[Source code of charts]

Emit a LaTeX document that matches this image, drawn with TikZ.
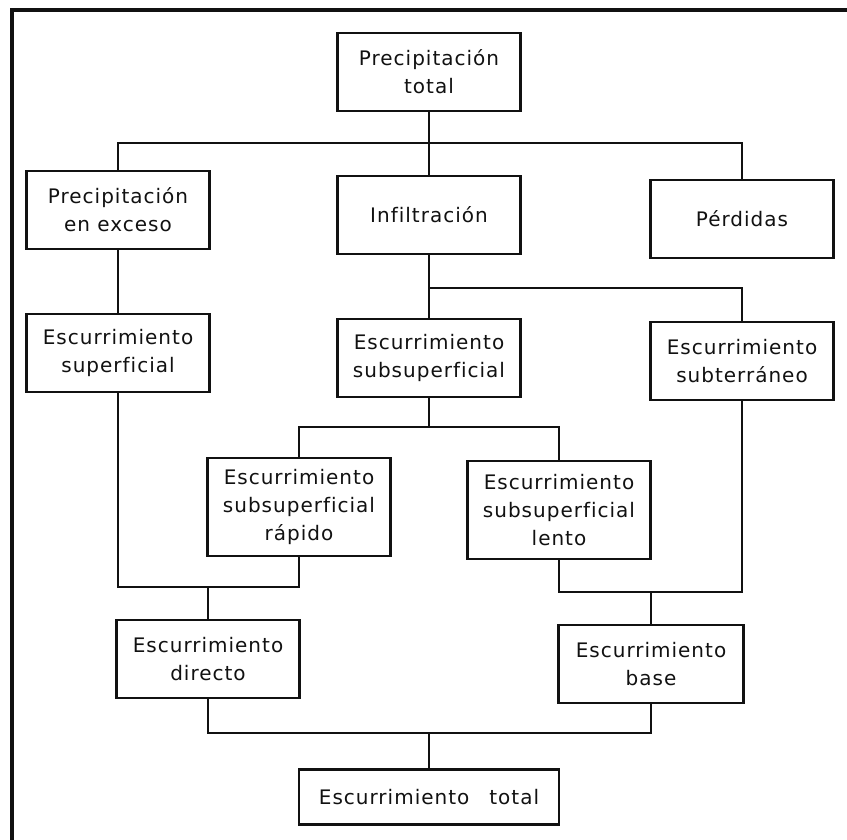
\documentclass[tikz,border=0pt]{standalone}
\usepackage{fontspec}
\setmainfont{DejaVu Sans}[LetterSpace=5, Ligatures=NoCommon]
\usepackage{xcolor}
\definecolor{InkBlack}{HTML}{111111}

\tikzset{
  box/.style={draw=InkBlack, line width=2.2pt, text=InkBlack, align=center,
    minimum width=183pt, minimum height=78pt, inner sep=2pt,
    font=\fontsize{20}{28}\selectfont},
  tallbox/.style={box, minimum height=98pt},
  link/.style={draw=InkBlack, line width=1.4pt}
}

\begin{document}
\begin{tikzpicture}[x=1pt, y=-1pt]
  \useasboundingbox (0,0) rectangle (847,840);
  % page frame (only top and left edge are in the scan)
  \draw[InkBlack, line width=4pt] (12,860) -- (12,10) -- (870,10);

  % first level
  \node[box] (ptot) at (429,72) {Precipitación\\total};
  \node[box] (pexc) at (118,210) {Precipitación\\en exceso};
  \node[box] (infil) at (429,215) {Infiltración};
  \node[box] (perd) at (742,219) {Pérdidas};

  % second level
  \node[box] (esup) at (118,353) {Escurrimiento\\superficial};
  \node[box] (esub) at (429,358) {Escurrimiento\\subsuperficial};
  \node[box] (eter) at (742,361) {Escurrimiento\\subterráneo};

  % subsurface split
  \node[tallbox] (erap) at (299,507) {Escurrimiento\\subsuperficial\\rápido};
  \node[tallbox] (elen) at (559,510) {Escurrimiento\\subsuperficial\\lento};

  % runoff parts
  \node[box] (edir) at (208,659) {Escurrimiento\\directo};
  \node[box, minimum width=185pt] (ebas) at (651,664) {Escurrimiento\\base};
  \node[box, minimum width=260pt, minimum height=55pt] (etot) at (429,797) {Escurrimiento\quad total};

  % connectors
  \coordinate (top) at (429,143);
  \draw[link] (ptot) -- (infil);
  \draw[link] (pexc) -- (pexc |- top) -- (perd |- top) -- (perd);
  \draw[link] (pexc) -- (esup);

  \coordinate (infsplit) at (429,288);
  \draw[link] (infil) -- (esub);
  \draw[link] (infsplit) -- (eter |- infsplit) -- (eter);

  \coordinate (subsplit) at (429,427);
  \draw[link] (esub) -- (subsplit);
  \draw[link] (erap) -- (erap |- subsplit) -- (elen |- subsplit) -- (elen);

  \coordinate (dirjoin) at (208,587);
  \draw[link] (esup) -- (esup |- dirjoin) -- (erap |- dirjoin) -- (erap);
  \draw[link] (dirjoin) -- (edir);

  \coordinate (basejoin) at (651,592);
  \draw[link] (elen) -- (elen |- basejoin) -- (eter |- basejoin) -- (eter);
  \draw[link] (basejoin) -- (ebas);

  \coordinate (totjoin) at (429,733);
  \draw[link] (edir) -- (edir |- totjoin) -- (ebas |- totjoin) -- (ebas);
  \draw[link] (totjoin) -- (etot);
\end{tikzpicture}
\end{document}
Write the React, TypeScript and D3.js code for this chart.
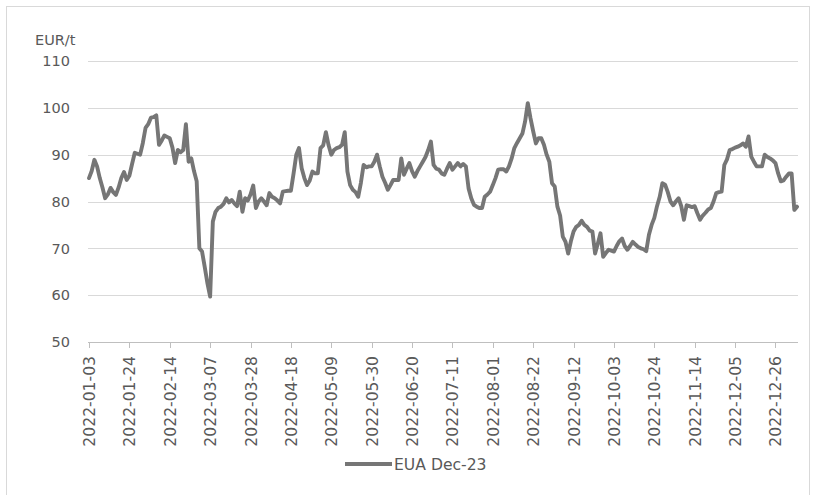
import React from "react";
import * as d3 from "d3";

// Trading days (Mon–Fri) starting 2022-01-03
const START_DATE = "2022-01-03";
const POINT_COUNT = 264;

// EUA Dec-23 settlement prices, EUR/t, one per trading day
const euaDec23: number[] = [
  85.0, 86.5, 88.9, 87.5, 85.0,
  83.0, 80.7, 81.5, 82.9, 82.0,
  81.4, 83.0, 85.0, 86.3, 84.6,
  85.5, 88.0, 90.4, 90.2, 90.0,
  92.5, 95.7, 96.5, 97.9, 98.0,
  98.4, 92.1, 93.0, 94.1, 93.8,
  93.5, 91.5, 88.2, 91.0, 90.5,
  91.0, 96.5, 88.5, 89.2, 86.5,
  84.3, 70.0, 69.3, 66.0, 62.5,
  59.7, 75.7, 77.8, 78.6, 78.9,
  79.5, 80.7, 79.8, 80.3, 79.6,
  79.0, 82.1, 77.8, 80.7, 80.2,
  81.5, 83.4, 78.6, 80.0, 80.7,
  80.0, 79.2, 81.8, 81.0, 80.7,
  80.2, 79.6, 82.1, 82.2, 82.3,
  82.3, 86.0, 90.0, 91.4, 87.1,
  85.0, 83.5, 84.5, 86.4, 86.0,
  86.0, 91.4, 92.0, 94.8, 92.0,
  90.0, 91.0, 91.4, 91.6, 92.1,
  94.8, 86.4, 83.5, 82.5, 82.0,
  81.0, 84.0, 87.8, 87.3, 87.5,
  87.5, 88.5, 90.0, 87.5, 85.3,
  84.0, 82.5, 83.5, 84.6, 84.6,
  84.6, 89.2, 85.7, 87.0, 88.2,
  86.5, 85.3, 86.5, 87.5, 88.5,
  89.5, 91.0, 92.8, 87.8, 87.0,
  86.8, 86.0, 85.7, 87.0, 88.2,
  86.8, 87.5, 88.2, 87.5, 88.0,
  87.5, 82.8, 80.7, 79.3, 78.9,
  78.6, 78.6, 81.0, 81.5, 82.1,
  83.5, 85.0, 86.8, 86.9, 86.9,
  86.4, 87.5, 89.2, 91.4, 92.5,
  93.5, 94.5, 97.1, 101.0, 97.8,
  95.0, 92.4, 93.5, 93.5, 92.1,
  90.0, 88.5, 83.9, 83.2, 78.9,
  77.0, 72.5, 71.4, 68.9, 71.5,
  73.6, 74.6, 75.0, 75.9, 75.0,
  74.6, 73.8, 73.6, 68.9, 71.0,
  73.2, 68.2, 69.0, 69.7, 69.5,
  69.3, 70.5, 71.5, 72.1, 70.5,
  69.7, 70.5, 71.4, 70.8, 70.3,
  70.0, 69.8, 69.4, 72.9, 75.0,
  76.5, 79.0, 81.0, 83.9, 83.6,
  82.0, 80.0, 79.2, 80.0, 80.7,
  79.0, 76.1, 79.2, 79.0, 78.8,
  79.0, 77.5, 76.1, 77.0, 77.6,
  78.3, 78.6, 80.0, 81.8, 82.0,
  82.1, 87.8, 89.0, 91.0, 91.2,
  91.5, 91.7, 92.0, 92.4, 91.7,
  93.9, 89.6, 88.5, 87.5, 87.5,
  87.5, 90.0, 89.5, 89.2, 88.8,
  88.2, 86.0, 84.3, 84.5, 85.3,
  86.0, 86.0, 78.2, 78.9,
];

const xTickLabels: string[] = [
  "2022-01-03", "2022-01-24", "2022-02-14", "2022-03-07", "2022-03-28",
  "2022-04-18", "2022-05-09", "2022-05-30", "2022-06-20", "2022-07-11",
  "2022-08-01", "2022-08-22", "2022-09-12", "2022-10-03", "2022-10-24",
  "2022-11-14", "2022-12-05", "2022-12-26",
];

const yTicks: number[] = [50, 60, 70, 80, 90, 100, 110];
const unitLabel = "EUR/t";
const seriesName = "EUA Dec-23";

const fmt = d3.timeFormat("%Y-%m-%d");
const parse = d3.timeParse("%Y-%m-%d");

function tradingDays(start: string, n: number): string[] {
  const out: string[] = [];
  let d = parse(start) as Date;
  while (out.length < n) {
    const wd = d.getDay();
    if (wd !== 0 && wd !== 6) out.push(fmt(d));
    d = d3.timeDay.offset(d, 1);
  }
  return out;
}

const dates = tradingDays(START_DATE, POINT_COUNT);

const W = 815;
const H = 495;
const FONT = "'DejaVu Sans', Verdana, sans-serif";
const TEXT = "#595959";

export default function App() {
  const x = d3.scalePoint<string>().domain(dates).range([89, 797]);
  const y = d3.scaleLinear().domain([50, 110]).range([342, 61]);

  const rows = dates.map((d, i) => ({ d, v: euaDec23[i] }));
  const line = d3
    .line<{ d: string; v: number }>()
    .x((r) => x(r.d) as number)
    .y((r) => y(r.v));

  const [x0, x1] = x.range();

  return (
    <div style={{ position: "absolute", left: 0, top: 0 }}>
      <svg width={W} height={H} style={{ display: "block", background: "#fff" }}>
        <rect x={6.5} y={6.5} width={803} height={492} fill="#fff" stroke="#d9d9d9" />

        {yTicks.map((t) => (
          <g key={t}>
            {t !== 50 && (
              <line x1={x0 - 1} x2={x1 + 1} y1={Math.round(y(t)) + 0.5} y2={Math.round(y(t)) + 0.5} stroke="#d9d9d9" strokeWidth={1} />
            )}
            <text
              x={70}
              y={y(t)}
              dy="0.36em"
              textAnchor="end"
              fontFamily={FONT}
              fontSize={14.5}
              fill={TEXT}
            >
              {t}
            </text>
          </g>
        ))}

        <text x={35} y={45} fontFamily={FONT} fontSize={14.5} fill={TEXT}>
          {unitLabel}
        </text>

        {/* category axis */}
        <line x1={x0 - 1} x2={x1 + 1} y1={342.5} y2={342.5} stroke="#bfbfbf" strokeWidth={1} />
        {xTickLabels.map((lab) => {
          const px = Math.round(x(lab) as number) + 0.5;
          return (
            <g key={lab}>
              <line x1={px} x2={px} y1={342.5} y2={348} stroke="#bfbfbf" strokeWidth={1} />
              <text
                transform={`translate(${px},356) rotate(-90)`}
                textAnchor="end"
                dy="0.36em"
                fontFamily={FONT}
                fontSize={15.6}
                fill={TEXT}
              >
                {lab}
              </text>
            </g>
          );
        })}

        <path
          d={line(rows) ?? ""}
          fill="none"
          stroke="#767676"
          strokeWidth={3.9}
          strokeLinejoin="round"
          strokeLinecap="round"
        />

        {/* legend */}
        <line x1={345} x2={392} y1={464} y2={464} stroke="#767676" strokeWidth={3.9} />
        <text x={394} y={469.5} fontFamily={FONT} fontSize={15.6} fill={TEXT}>
          {seriesName}
        </text>
      </svg>
    </div>
  );
}
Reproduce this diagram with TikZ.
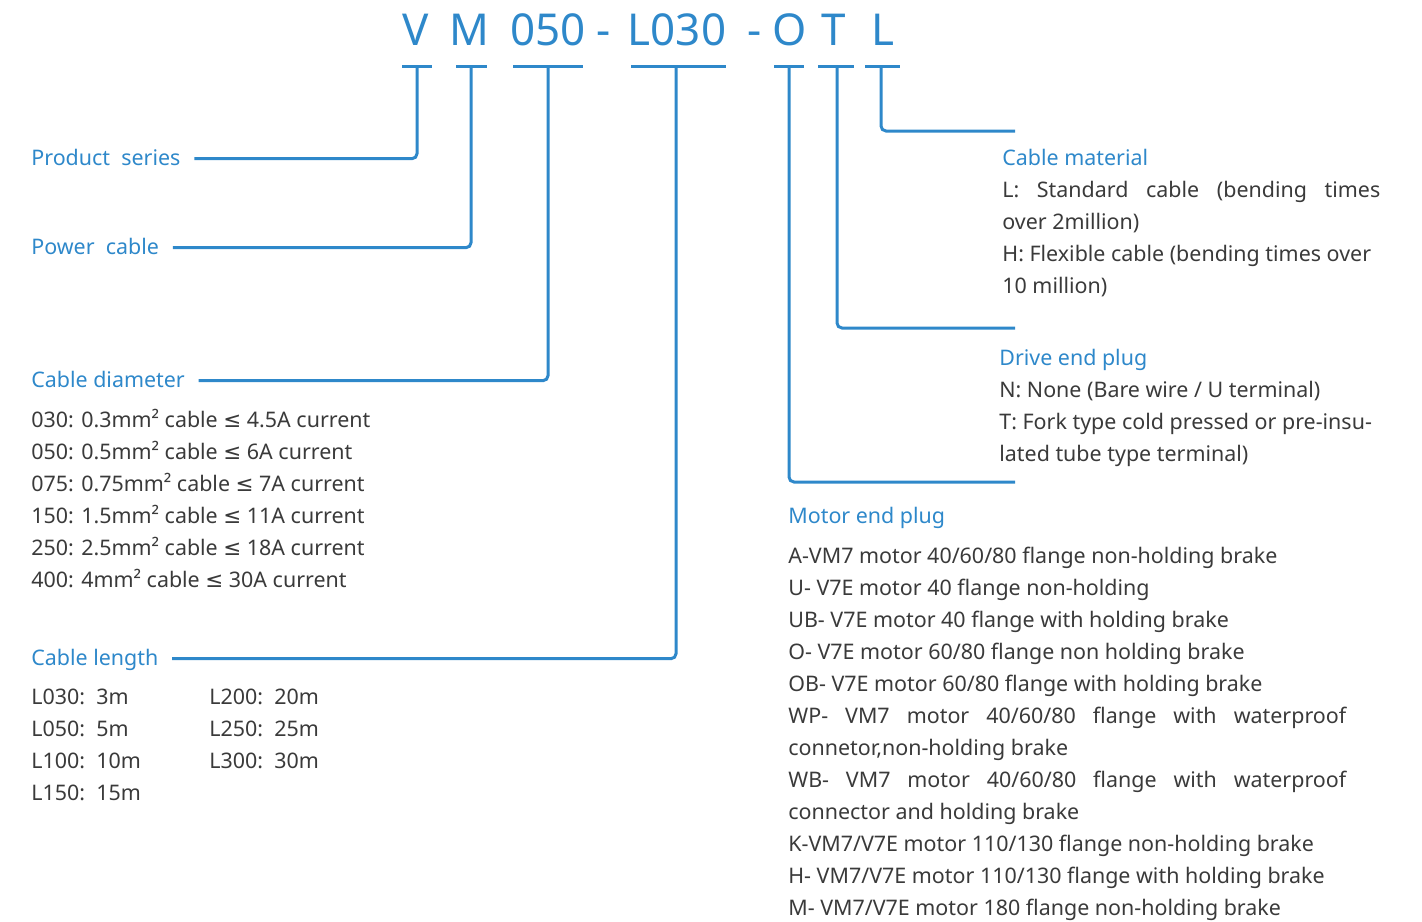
\documentclass[tikz,border=0pt]{standalone}
\usepackage{fontspec}
\setmainfont{Noto Sans}
\newfontfamily\symFont{DejaVu Sans}
\newcommand{\leSign}{{\symFont ≤}}

\begin{document}
\begin{tikzpicture}[x=0.02cm, y=-0.02cm]
    \definecolor{lineColour}{HTML}{2E88CA}
    \definecolor{textColour}{HTML}{3A3A3A}

    \tikzset{
        codeText/.style={text=lineColour, font=\fontsize{25}{30}\selectfont, anchor=base, inner sep=0pt},
        headText/.style={text=lineColour, font=\fontsize{12.2}{15}\selectfont, anchor=base west, inner sep=0pt, text height=0.72em, text depth=0pt},
        bodyText/.style={text=textColour, font=\fontsize{12.2}{15}\selectfont, anchor=base west, inner sep=0pt},
        bar/.style={lineColour, line width=1.7pt},
        link/.style={lineColour, line width=1.7pt, rounded corners=0.1cm},
    }

    \useasboundingbox (0,0) rectangle (1422,921);

    % Type code
    \foreach \name/\x/\t in {codeV/416/V, codeM/469/M, codeDia/548/050, codeDashA/604/-,
        codeLen/677/L030, codeDashB/755/-, codeO/790/O, codeT/834/T, codeL/883/L}
        \node[codeText] (\name) at (\x,45) {\t};

    % Bars under the code
    \foreach \name/\a/\b/\m in {V/402/432/417, M/456/487/471, Dia/513/583/548, Len/631/726/676,
        O/774/804/789, T/818/854/837, L/865/900/881} {
        \draw[bar] (\a,66) -- (\b,66);
        \coordinate (bar\name) at (\m,66);
    }

    % Left labels
    \node[headText] (labelSeries) at (31,165) {Product\ \ series};
    \node[headText] (labelPower) at (31,254) {Power\ \ cable};
    \node[headText] (labelDia) at (31,387) {Cable diameter};
    \node[headText] (labelLen) at (31,665) {Cable length};

    \draw[link] (barV) |- ([xshift=0.27cm]labelSeries.east);
    \draw[link] (barM) |- ([xshift=0.27cm]labelPower.east);
    \draw[link] (barDia) |- ([xshift=0.27cm]labelDia.east);
    \draw[link] (barLen) |- ([xshift=0.27cm]labelLen.east);

    % Cable diameter list
    \foreach \t [count=\i] in {030: 0.3mm² cable \leSign{} 4.5A current,
        050: 0.5mm² cable \leSign{} 6A current,
        075: 0.75mm² cable \leSign{} 7A current,
        150: 1.5mm² cable \leSign{} 11A current,
        250: 2.5mm² cable \leSign{} 18A current,
        400: 4mm² cable \leSign{} 30A current}
        \node[bodyText] (dia\i) at (31,{427+32*(\i-1)}) {\t};

    % Cable length list
    \foreach \t [count=\i] in {L030:\ \ 3m, L050:\ \ 5m, L100:\ \ 10m, L150:\ \ 15m}
        \node[bodyText] (lenA\i) at (31,{704+32*(\i-1)}) {\t};
    \foreach \t [count=\i] in {L200:\ \ 20m, L250:\ \ 25m, L300:\ \ 30m}
        \node[bodyText] (lenB\i) at (209,{704+32*(\i-1)}) {\t};

    % Right labels
    \coordinate (endL) at (1015,131);
    \coordinate (endT) at (1015,328);
    \coordinate (endO) at (1015,482);
    \draw[link] (barL) |- (endL);
    \draw[link] (barT) |- (endT);
    \draw[link] (barO) |- (endO);

    \node[headText] (labelMat) at (1002,165) {Cable material};
    \foreach \t [count=\i] in {{\makebox[7.56cm][s]{L: Standard cable (bending times}},
        over 2million),
        H: Flexible cable (bending times over,
        10 million)}
        \node[bodyText] (mat\i) at (1002,{197+32*(\i-1)}) {\t};

    \node[headText] (labelDrive) at (999,365) {Drive end plug};
    \foreach \t [count=\i] in {N: None (Bare wire / U terminal),
        T: Fork type cold pressed or pre-insu-,
        lated tube type terminal)}
        \node[bodyText] (drive\i) at (999,{397+32*(\i-1)}) {\t};

    \node[headText] (labelMotor) at (788,523) {Motor end plug};
    \foreach \t [count=\i] in {A-VM7 motor 40/60/80 flange non-holding brake,
        U- V7E motor 40 flange non-holding,
        UB- V7E motor 40 flange with holding brake,
        O- V7E motor 60/80 flange non holding brake,
        OB- V7E motor 60/80 flange with holding brake,
        {\makebox[11.16cm][s]{WP- VM7 motor 40/60/80 flange with waterproof}},
        {connetor,non-holding brake},
        {\makebox[11.16cm][s]{WB- VM7 motor 40/60/80 flange with waterproof}},
        connector and holding brake,
        K-VM7/V7E motor 110/130 flange non-holding brake,
        H- VM7/V7E motor 110/130 flange with holding brake,
        M- VM7/V7E motor 180 flange non-holding brake}
        \node[bodyText] (motor\i) at (788,{563+32*(\i-1)}) {\t};

\end{tikzpicture}
\end{document}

- Exercise -
From the entries above, copy exactly the lines starting at the one with "Write the React, TypeScript" and stopping at the one with "const POINT_COUNT = 264;", keeping both ends. Drop the pictures.

- Exercise response -
Write the React, TypeScript and D3.js code for this chart.
import React from "react";
import * as d3 from "d3";

// Trading days (Mon–Fri) starting 2022-01-03
const START_DATE = "2022-01-03";
const POINT_COUNT = 264;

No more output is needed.